Une bouffée d’oxygène… ou une illusion ? Il semblerait que le «dégel» annoncé entre l’Etat et la presse ne soit qu’une chimère. Selon Mamadou Ibra Kane, président du Conseil des diffuseurs et éditeurs de la presse du Sénégal (Cdeps), la situation de la presse sous le magistère du Président Bassirou Diomaye Faye est loin d’avoir évolué positivement. Pire encore, elle semble s’être aggravée. «Beaucoup de fausses informations circulent sur le dégel entre la presse et le nouveau régime issu de la 3ème alternance politique au Sénégal. Aujourd’hui, jeudi 21 novembre 2024, la presse sénégalaise a vu, au contraire, sa situation empirer, particulièrement pendant tous les 8 mois du magistère du Président Bassirou Diomaye Diakhar Faye. D’où vient donc cette fallacieuse information de bouffée d’oxygène pour la presse ou de dégel entre les médias et le nouveau régime ?», a demandé le président du Cdeps.

L’élément déclencheur de cette fronde ? Le blocage des comptes bancaires des entreprises de presse par la Direction générale des Impôts et domaines (Dgid). Bien que le directeur de la Dgid, Abdoulaye Diagne, ait prétendu avoir ordonné la levée de ces blocages, beaucoup d’entreprises de presse n’ont pas encore reçu le document nécessaire à la levée des blocages bancaires. «J’ai alors demandé aux entreprises de presse de se rapprocher de leur centre fiscal pour demander une mainlevée, base légale pour les banques pour débloquer leurs comptes bancaires. Toutes les entreprises de presse n’ont pas encore obtenu ce document miracle. Par conséquent, il serait faux de parler d’un quelconque «dégel» ou «bouffée d’oxygène»», confie Mamadou Ibra Kane, dans une note d’information rendue publique. A en croire le président du Cdeps, la crise que traverse la presse sénégalaise est donc double : fiscale et économique. Sur le plan fiscal, il pointe du doigt l’absence de mesures compensatoires pour les entreprises de presse pendant la pandémie du Covid-19, l’absence de moratoires sur les dettes fiscales et les saisies d’équipements et des mobiliers avec blocage des comptes bancaires.

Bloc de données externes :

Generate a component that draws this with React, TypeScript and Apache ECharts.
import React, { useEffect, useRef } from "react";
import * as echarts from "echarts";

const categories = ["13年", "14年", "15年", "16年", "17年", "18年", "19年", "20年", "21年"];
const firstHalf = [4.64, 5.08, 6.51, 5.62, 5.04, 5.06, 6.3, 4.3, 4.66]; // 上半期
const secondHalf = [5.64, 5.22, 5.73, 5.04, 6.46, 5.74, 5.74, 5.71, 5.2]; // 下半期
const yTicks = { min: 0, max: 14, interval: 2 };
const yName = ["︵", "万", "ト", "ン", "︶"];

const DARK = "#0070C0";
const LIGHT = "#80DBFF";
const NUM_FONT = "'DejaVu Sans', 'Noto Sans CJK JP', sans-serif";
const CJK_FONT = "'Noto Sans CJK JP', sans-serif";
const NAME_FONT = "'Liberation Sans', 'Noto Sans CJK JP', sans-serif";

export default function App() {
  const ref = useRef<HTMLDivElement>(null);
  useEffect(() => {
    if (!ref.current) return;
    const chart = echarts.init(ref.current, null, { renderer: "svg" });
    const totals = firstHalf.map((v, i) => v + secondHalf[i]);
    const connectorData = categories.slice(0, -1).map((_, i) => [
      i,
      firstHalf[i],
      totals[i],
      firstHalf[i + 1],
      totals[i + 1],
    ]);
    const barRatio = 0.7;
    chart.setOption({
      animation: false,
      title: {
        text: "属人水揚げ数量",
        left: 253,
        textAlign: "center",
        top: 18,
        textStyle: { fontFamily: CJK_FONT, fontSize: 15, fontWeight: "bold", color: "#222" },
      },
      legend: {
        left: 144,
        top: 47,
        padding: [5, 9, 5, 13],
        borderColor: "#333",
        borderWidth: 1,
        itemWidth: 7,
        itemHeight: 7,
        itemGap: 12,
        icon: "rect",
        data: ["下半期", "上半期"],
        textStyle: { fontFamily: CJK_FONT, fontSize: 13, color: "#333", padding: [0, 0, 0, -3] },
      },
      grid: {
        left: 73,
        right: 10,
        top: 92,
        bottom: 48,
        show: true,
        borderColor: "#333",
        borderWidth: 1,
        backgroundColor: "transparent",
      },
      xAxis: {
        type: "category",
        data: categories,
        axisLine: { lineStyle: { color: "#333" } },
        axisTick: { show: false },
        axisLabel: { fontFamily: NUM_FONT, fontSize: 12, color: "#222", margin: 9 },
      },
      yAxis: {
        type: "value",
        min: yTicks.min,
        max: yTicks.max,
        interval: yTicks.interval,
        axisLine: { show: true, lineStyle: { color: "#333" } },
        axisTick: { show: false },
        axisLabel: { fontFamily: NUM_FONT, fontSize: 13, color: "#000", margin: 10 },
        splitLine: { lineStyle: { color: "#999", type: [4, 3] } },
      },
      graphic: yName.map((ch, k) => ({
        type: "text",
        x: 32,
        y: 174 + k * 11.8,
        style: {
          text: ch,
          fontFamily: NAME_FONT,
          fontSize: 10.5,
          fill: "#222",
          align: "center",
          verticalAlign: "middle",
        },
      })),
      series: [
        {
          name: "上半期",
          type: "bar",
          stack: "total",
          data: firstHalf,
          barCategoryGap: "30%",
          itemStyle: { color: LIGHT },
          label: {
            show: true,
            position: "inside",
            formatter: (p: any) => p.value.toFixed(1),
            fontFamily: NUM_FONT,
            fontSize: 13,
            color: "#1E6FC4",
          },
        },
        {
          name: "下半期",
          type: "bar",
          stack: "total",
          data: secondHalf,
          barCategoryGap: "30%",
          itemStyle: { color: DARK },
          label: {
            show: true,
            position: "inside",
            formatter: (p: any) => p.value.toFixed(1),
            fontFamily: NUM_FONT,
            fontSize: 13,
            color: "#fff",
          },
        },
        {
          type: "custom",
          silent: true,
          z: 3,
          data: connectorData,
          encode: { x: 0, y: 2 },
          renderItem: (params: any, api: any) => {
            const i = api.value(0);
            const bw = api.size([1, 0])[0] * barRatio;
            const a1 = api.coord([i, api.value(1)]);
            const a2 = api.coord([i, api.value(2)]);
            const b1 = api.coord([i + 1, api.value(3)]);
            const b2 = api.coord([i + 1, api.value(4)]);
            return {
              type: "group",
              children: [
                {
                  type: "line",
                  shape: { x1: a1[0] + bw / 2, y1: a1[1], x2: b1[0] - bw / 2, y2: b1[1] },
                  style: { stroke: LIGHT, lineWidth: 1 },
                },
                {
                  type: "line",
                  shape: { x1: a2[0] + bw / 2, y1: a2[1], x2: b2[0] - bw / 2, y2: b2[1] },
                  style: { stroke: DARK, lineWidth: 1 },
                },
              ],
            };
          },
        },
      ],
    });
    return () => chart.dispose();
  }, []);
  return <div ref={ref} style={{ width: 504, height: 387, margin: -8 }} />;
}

Quant à la situation économique, elle se traduit par un non-paiement des créances de l’Etat envers les médias, des résiliations unilatérales par l’Etat et ses démembrements des contrats publicitaires avec les entreprises de presse privée et le blocage de l’aide à la presse au titre de l’année 2024. «Cette crise économique et financière a engendré un drame social pour les travailleurs des médias avec, comme corollaires, des licenciements, du chômage technique, des arriérés de salaire, des retards des cotisations sociales et l’interruption de la couverture maladie. Cette précarité extrême fait de la presse sénégalaise un secteur sinistré avec des entreprises en situation de quasi-faillite, un danger pour la démocratie», regrette-t-il. Et face à cette situation, précise Mamadou Ibra Kane, la presse continue malgré tout de remplir sa mission de service public. «La presse sénégalaise, déjà magnifiée pour son rôle dans les trois alternances politiques au Sénégal, a malgré tout continué à assurer sa mission de service public avec une couverture exemplaire des élections législatives anticipées. Au soir du 17 novembre 2024, la presse a relayé les résultats du scrutin, ce qui a permis notamment d’annihiler tout trouble post-électoral. Encore une fois, au service de la démocratie», indique-t-il. Mais si la presse persévère dans son rôle essentiel, elle attend désormais, d’après Mamadou Ibra Kane, «la matérialisation de l’appel, le 14 août 2024, au dialogue rénové du président de la Répu­bli­que».